What social landlords need to do if there is a case of coronavirus at a property.
Where a case has been confirmed should a landlord’s staff continue to visit the property?
You will need to decide if a visit is necessary for the safety and wellbeing of the tenant, for example in an emergency or if there is a safety related repair needed.
In the event of an urgent or safety related repair visit being needed, you should follow your organisation’s risk assessment and policy on using Personal Protective Equipment (PPE) and the following general precautions should be taken:
- the member of staff making the visit should maintain a distance of 2 metres from the infected person
- if possible, ask the infected resident to remain in a different room from where the work needs to be undertaken
- the contractor or staff member should avoid touching their face and ensure that hands are washed thoroughly once they leave the premises and use the appropriate PPE
You should also read the guidance on taking all reasonable measures to minimise the risk of exposure to coronavirus in workplaces and premises open to the public and the Keep Wales safe at work guidance. Any work in someone’s home should be carried out in line with guidance on working in other people’s homes.

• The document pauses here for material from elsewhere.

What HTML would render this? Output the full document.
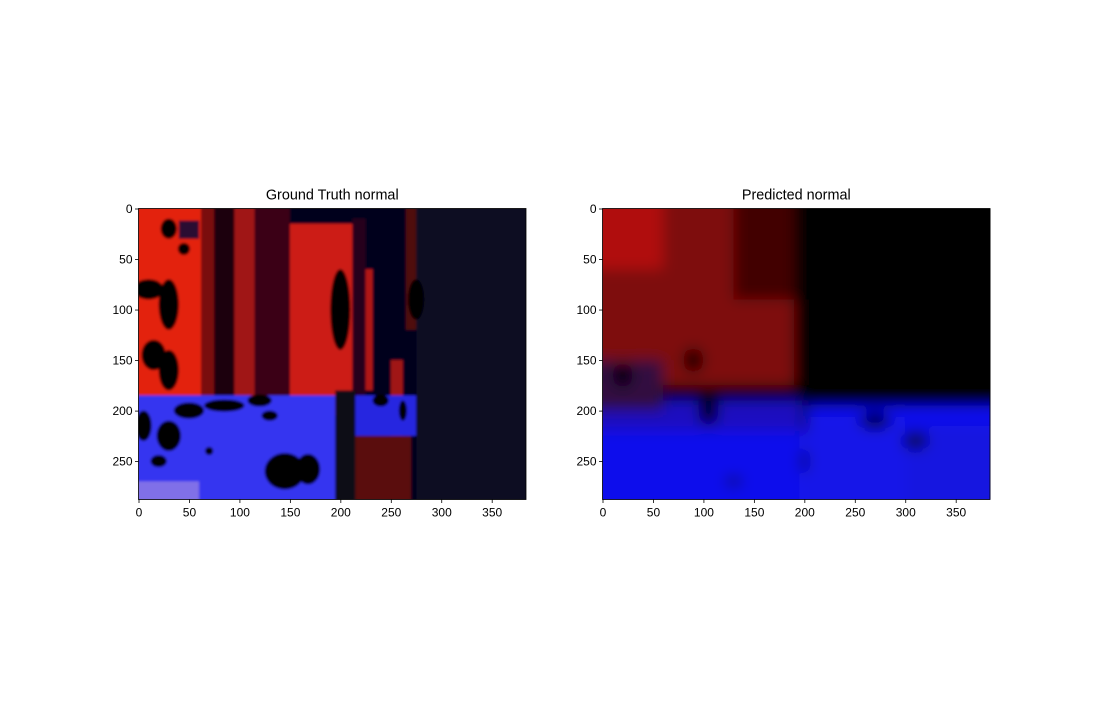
<!DOCTYPE html>
<html><head><meta charset="utf-8"><style>
body{margin:0;background:#fff;}
svg text{font-family:"Liberation Sans","DejaVu Sans",sans-serif;}
</style></head><body>
<svg id="fig" width="1100" height="700" xmlns="http://www.w3.org/2000/svg">
<defs>
<filter id="b1" x="-20%" y="-20%" width="140%" height="140%"><feGaussianBlur stdDeviation="1.2"/></filter>
<filter id="b2" x="-30%" y="-30%" width="160%" height="160%"><feGaussianBlur stdDeviation="7"/></filter>
<clipPath id="cl"><rect x="138.5" y="208.5" width="387.5" height="291"/></clipPath>
<clipPath id="cr"><rect x="602.5" y="208.5" width="388" height="291"/></clipPath>
</defs>
</svg>
<script>
const xTicks=[0,50,100,150,200,250,300,350];
const yTicks=[0,50,100,150,200,250];
const imgW=384, imgH=288;
// regions: [x0,y0,x1,y1,color] in image pixel units
const gtRegions=[
 [-20,-20,404,308,'#05051f'],
 [-20,-20,62,185,'#e3200f'],
 [62,-20,75,200,'#7a0d0d'],
 [75,-20,95,200,'#1a0410'],
 [95,-20,115,200,'#a01212'],
 [115,-20,150,200,'#3a0612'],
 [150,15,212,205,'#cc1a18'],
 [212,10,225,200,'#25061a'],
 [225,60,232,180,'#b01515'],
 [250,150,262,230,'#a01515'],
 [265,-20,275,120,'#500a10'],
 [-20,185,195,308,'#3434f0'],
 [200,185,275,225,'#2828e0'],
 [215,225,270,308,'#5a0a0a'],
 [195,180,215,308,'#080815'],
 [275,-20,404,308,'#070724'],
 [-20,270,60,308,'#8070e8'],
 [40,12,60,30,'#2a0c30']
];
const gtBlobs=[
 [30,20,8,10],[45,40,6,6],[10,80,15,10],[30,95,10,25],[15,145,12,15],[30,160,10,20],
 [5,215,8,15],[30,225,12,15],[50,200,15,8],[85,195,20,6],[120,190,12,6],[130,205,8,5],
 [145,260,20,18],[168,258,12,15],[20,250,8,6],[70,240,4,4],[240,190,8,6],[262,200,4,10],
 [200,100,10,40],[275,90,8,20]
];
const predRegions=[
 [-30,-30,414,318,'#020206'],
 [-30,-30,190,175,'#7e0808'],
 [-30,-30,60,60,'#b00e0e'],
 [130,-30,190,90,'#420505'],
 [-30,195,414,318,'#1010ec'],
 [-30,190,200,220,'#1a10c0'],
 [195,205,300,318,'#1212e8'],
 [300,215,414,318,'#1212e0'],
 [-30,150,60,200,'#300a40']
];
const predBlobs=[[20,165,10,12],[90,150,10,12],[105,200,10,15],[200,205,3,20],[200,250,3,12],[130,270,8,4],[270,210,15,8],[310,230,12,8]];

const NS='http://www.w3.org/2000/svg';
const svg=document.getElementById('fig');
function mk(t,a,p){const e=document.createElementNS(NS,t);for(const k in a)e.setAttribute(k,a[k]);(p||svg).appendChild(e);return e;}

function panel(x0,name,title,regions,blobs,blur,clip,base){
  const top=208.5,w=387.5,h=291;
  const sx=v=>x0+(v)*w/imgW, sy=v=>top+(v)*h/imgH;
  const g=mk('g',{'clip-path':'url(#'+clip+')'});
  
  
  mk('rect',{x:x0,y:top,width:w,height:h,fill:base},g);
  const ig=mk('g',{filter:'url(#'+blur+')'},g);
  regions.forEach(r=>{
    const e=mk('rect',{x:sx(r[0]),y:sy(r[1]),width:sx(r[2])-sx(r[0]),height:sy(r[3])-sy(r[1]),fill:r[4]},ig);
    
    
  });
  blobs.forEach(b=>{
    const e=mk('ellipse',{cx:sx(b[0]),cy:sy(b[1]),rx:b[2]*w/imgW,ry:b[3]*h/imgH,fill:'#000'},ig);
    
    
  });
  const f=mk('rect',{x:x0,y:top,width:w,height:h,fill:'none',stroke:'#000','stroke-width':0.8});
  
  
  xTicks.forEach(t=>{
    const x=sx(t+0.5);
    mk('line',{x1:x,x2:x,y1:top+h,y2:top+h+3.5,stroke:'#000','stroke-width':0.8});
    const tx=mk('text',{x:x,y:top+h+17,'font-size':12,'text-anchor':'middle'});tx.textContent=t;
    
    
  });
  yTicks.forEach(t=>{
    const y=sy(t+0.5);
    mk('line',{x1:x0,x2:x0-3.5,y1:y,y2:y,stroke:'#000','stroke-width':0.8});
    const tx=mk('text',{x:x0-6,y:y+4,'font-size':12,'text-anchor':'end'});tx.textContent=t;
    
    
  });
  const tt=mk('text',{x:x0+w/2,y:top-9,'font-size':14.4,'text-anchor':'middle'});tt.textContent=title;
  
  
}
panel(138.5,'ground-truth','Ground Truth normal',gtRegions,gtBlobs,'b1','cl','#05051f');
panel(602.5,'predicted','Predicted normal',predRegions,predBlobs,'b2','cr','#020206');
</script>
</body></html>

Should we inform other tenants (especially where the individual is self-isolating within a block with communal areas)?
No, unless there is a very specific and immediate risk to others but note that PHW will generally undertake contact tracing where a case is confirmed.
Is there a necessity to deep clean entire blocks / communal areas when a case has been confirmed in a location?
The general advice is to clean and disinfect frequently touched objects and surfaces. The landlord may wish to advise the resident to undertake such cleaning of their external door furniture this being the most likely area with which other members of the public may come into direct contact. If the landlord plans to undertake this themselves they should be careful to do so in a sensitive manner so as not to risk causing unnecessary concern to other residents or drawing undue attention to the individual resident.
If the resident has access to and has used common areas then the PHW local health protection team will advise on any requirement for cleaning
Public areas where a symptomatic individual has passed through and spent minimal time in (such as corridors, stairwells, lifts) do not need to be specially cleaned and disinfected unless PHW advise otherwise.
How soon after diagnosis can the property be ‘unflagged’ and no longer deemed a risk in terms of infection spread?
We suggest that 14 days would minimise risk.